Smerkovitz: As a manufacturer and distributor of remote surveillance solutions, we provide our control room customers with training programmes for their operators.

Hi-Tech Security Solutions: Is VSAAS (video surveillance as a service) an option in South Africa? By VSAAS we mean a contract where the customer pays a monthly fee and the service provider handles the hardware, software, maintenance, control room and the alarms.

Perumal: When looking for a service provider, one has to look at what value adds the company can offer in terms of the data link services, maintenance SLA, rental financing options, quality of the faculties and does their business have sustainability. What is most frustrating for clients is finger pointing when the solution fails, such as systems outages, links failing and systems not being repaired within SLA. In some instances, this can span three service providers that make up the remote monitoring service: the data ISP, the CCTV installer and the remote monitoring service provider. If one combines all these services from one service provider, the frustration is eliminated from the client’s perspective.

Smerkovitz: Yes, I believe this is a viable option provided the service provider and equipment are carefully selected and the criteria discussed above taken into account.

Hi-Tech Security Solutions: Please briefly describe the remote offering you provide to clients and tell us why it works for your clients.

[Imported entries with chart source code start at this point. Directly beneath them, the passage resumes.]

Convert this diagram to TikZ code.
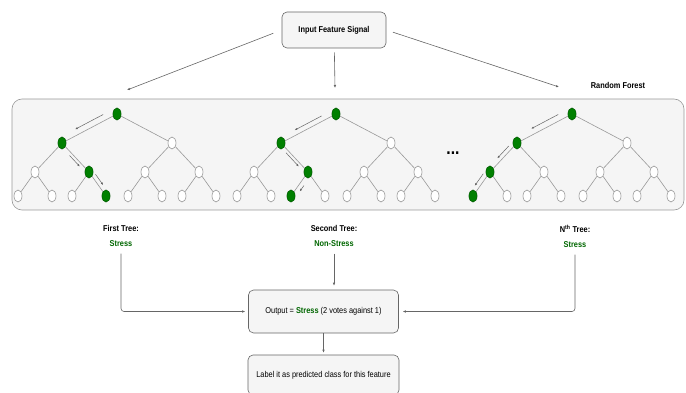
\documentclass[tikz,border=0pt]{standalone}
\usepackage{fontspec}
\setmainfont{Liberation Sans}[FakeStretch=0.87]
\usetikzlibrary{shapes.geometric,calc,arrows.meta}

\definecolor{boxfill}{HTML}{F5F5F5}
\definecolor{boxline}{HTML}{666666}
\definecolor{treeline}{HTML}{999999}
\definecolor{nodegreen}{HTML}{008000}
\definecolor{textgreen}{HTML}{006600}

\tikzset{
  box/.style={draw=boxline, fill=boxfill, rounded corners=5pt, line width=0.6pt},
  tnode/.style={ellipse, draw=treeline, fill=white, minimum width=8pt,
    minimum height=12pt, inner sep=0pt, line width=0.6pt},
  gnode/.style={fill=nodegreen, draw=nodegreen!80!black},
  tedge/.style={draw=treeline, line width=0.6pt},
  conn/.style={draw=boxline, line width=0.6pt, -{Latex[length=3pt,width=2.6pt]}},
  parrow/.style={draw=boxline, line width=0.5pt, -{Latex[length=2.6pt,width=2.2pt]}},
}

\begin{document}
\begin{tikzpicture}[x=1pt, y=-1pt, font=\fontsize{8.5}{15}\selectfont]
  \useasboundingbox (0,0) rectangle (686,393);
  \clip (0,0) rectangle (686,393);

  % input and forest
  \node[box, minimum width=104pt, minimum height=36pt] (input) at (334,30)
    {\textbf{Input Feature Signal}};
  \node[box, draw=treeline, rounded corners=10pt, minimum width=672pt,
    minimum height=111pt] (forest) at (348,154.5) {};
  \node (rflabel) at (618,85) {\textbf{Random Forest}};

  \coordinate (in1) at (127,90);
  \coordinate (in2) at (335,88);
  \coordinate (in3) at (559,87);
  \draw[conn, shorten <=9pt] (input.west) -- (in1);
  \draw[conn, shorten <=4pt] (input) -- (in2);
  \draw[conn, shorten <=7pt] (input.east) -- (in3);

  % trees
  \foreach \t/\x in {1/117, 2/336, 3/572} {
    \node[tnode] (t\t-r) at (\x,114) {};
    \node[tnode] (t\t-a) at (\x-55,143) {};
    \node[tnode] (t\t-b) at (\x+55,143) {};
    \foreach \n/\dx in {aa/-82, ab/-28, ba/28, bb/82}
      \node[tnode] (t\t-\n) at (\x+\dx,172) {};
    \foreach \n/\dx in {aaa/-99, aab/-65, aba/-45, abb/-11, baa/11, bab/45, bba/65, bbb/99}
      \node[tnode] (t\t-\n) at (\x+\dx,196) {};
    \foreach \p/\c in {r/a, r/b, a/aa, a/ab, b/ba, b/bb, aa/aaa, aa/aab,
        ab/aba, ab/abb, ba/baa, ba/bab, bb/bba, bb/bbb}
      \draw[tedge] (t\t-\p) -- (t\t-\c);
  }

  % chosen paths
  \foreach \n in {1-r, 1-a, 1-ab, 1-abb, 2-r, 2-a, 2-ab, 2-aba, 3-r, 3-a, 3-aa, 3-aaa}
    \node[tnode, gnode] at (t\n) {};
  \foreach \a/\b/\s/\d/\f/\g in {
      1-r/1-a/-90/6pt/0.2/0.71, 1-a/1-ab/-90/3pt/0.36/0.74, 1-ab/1-abb/90/4pt/0.19/0.64,
      2-r/2-a/-90/5pt/0.22/0.71, 2-a/2-ab/-90/3pt/0.27/0.74, 2-ab/2-aba/90/4.5pt/0.46/0.7,
      3-r/3-a/-90/6pt/0.2/0.69, 3-a/3-aa/-90/4pt/0.2/0.62, 3-aa/3-aaa/-90/4.5pt/0.18/0.68}
    \draw[parrow] ($(t\a)!\f!(t\b)!\d!\s:(t\b)$) -- ($(t\a)!\g!(t\b)!\d!\s:(t\b)$);

  \node[font=\fontsize{18}{18}\selectfont\bfseries] (dots) at (453,153) {...};

  % votes
  \node[align=center] (lab1) at (121,235.5)
    {\textbf{First Tree:}\\\textbf{\textcolor{textgreen}{Stress}}};
  \node[align=center] (lab2) at (334,235.5)
    {\textbf{Second Tree:}\\\textbf{\textcolor{textgreen}{Non-Stress}}};
  \node[align=center] (labn) at (575,236)
    {\textbf{N\textsuperscript{th} Tree:}\\\textbf{\textcolor{textgreen}{Stress}}};

  \node[box, minimum width=150pt, minimum height=43pt] (output) at (323.5,311.5)
    {Output = \textbf{\textcolor{textgreen}{Stress}} (2 votes against 1)};
  \node[box, minimum width=151pt, minimum height=40pt] (label) at (323.5,375)
    {Label it as predicted class for this feature};

  \draw[conn, rounded corners=3pt, shorten <=4pt, shorten >=3pt] (lab1) |- (output.west);
  \draw[conn, shorten <=4pt, shorten >=4pt] (lab2) -- (lab2 |- output.north);
  \draw[conn, rounded corners=3pt, shorten <=4pt, shorten >=4pt] (labn) |- (output.east);
  \draw[conn, shorten >=2pt] (output) -- (label);
\end{tikzpicture}
\end{document}
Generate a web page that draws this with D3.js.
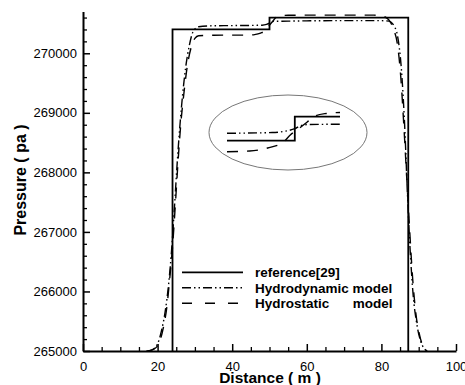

Perumal: Due to the fact that Vox Telecom can provide the full turnkey solution which includes equipment, installation, maintenance SLA, remote monitoring and the data link infrastructure, clients have a peace of mind that, should there be a problem, there is a single point of contact and accountability. We also project manage the complete solution and only start billing once all the components are implemented and received sign-off from our clients. The majority of our clients opt for the managed service option, thereby there is no depreciation and capital outlay. In two or three years, our clients can opt for a technology upgrade, thereby keeping them abreast of the latest CCTV and security solutions on the market – which is a win-win for all.

Smerkovitz: As a manufacturer and distributor we do not provide these services directly, however we have an extensive list of TeleEye equipped control rooms countrywide that offer a broad range of professional video alarm verification and video management services.